R bed

a friend was visiting last week and as we were chatting she asked me to tell her something funny that the kids had done lately. i was stumped for a minute, but then i remembered something, two somethings, actually, that had happened that week within a few days of each other.

I was in the middle of changing the sheets on rowan’s bed, when he begged me to put niamh’s pink sheets on instead of his normal blue or yellow sheets. when i said yes his little eyes lit up and he cheered as he did a little happy dance around the room. “Pink sheets are my favorite!” too cute.

then, just a couple of days later, as i was getting muriel dressed for the day he said “Mama, did I wear that dress when I was a baby?” When I told him that no, he had not worn that dress as a baby he said “awwww, but i love it!” and then a few minutes later “mama, how come dresses are only for girls?” i had to laugh, especially since this conversation happened so soon after the pink sheets.
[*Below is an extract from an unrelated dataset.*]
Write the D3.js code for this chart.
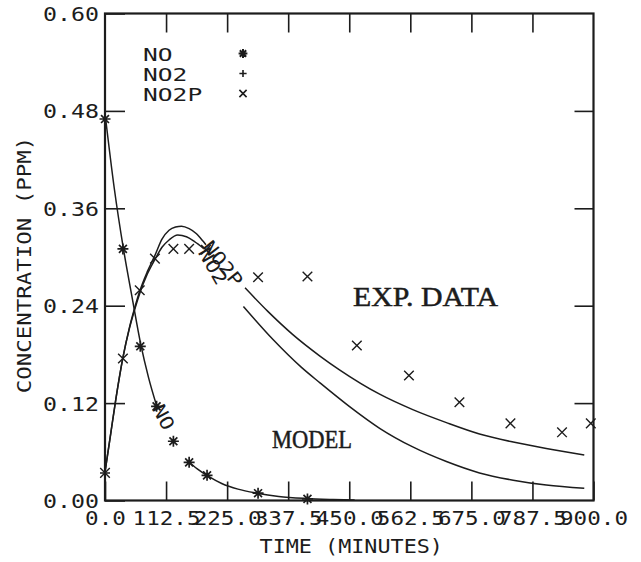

as i told these stories to my friend it didn’t seem like she was laughing, even on the inside. and then when i got to the part about the dress her jaw literally dropped open before a look of pure disgust came over her face. i just stared at her, not comprehending her reaction, for what felt like ten minutes, but in reality was probably more like ten seconds. when my brain finally recovered enough to form words for my mouth the best i could come up with was “he’s four! it doesn’t mean anything.” and some other stuff. i don’t really remember what i said. whatever it was i stumbled and stammered and didn’t make much sense. and in the end i just gave up, because clearly no matter what i said she wasn’t going to think it was cute or sweet or funny that rowan had pink sheets on his bed and wished he could wear a flowery blue sundress.

it breaks my heart is that someone, someday, is going to look at my sweet boy with a look of disgust on their face and tell him that something about him is not okay. i love that he doesn’t yet realize that boys aren’t supposed to like dresses or flowers or glitter or pink. i want him to hold on to that innocence for as long as possible.

and SO WHAT?! so what if it does “mean something”? so. what.

i wish that i could shield my children forever from the people who will make them feel bad about themselves for who they are.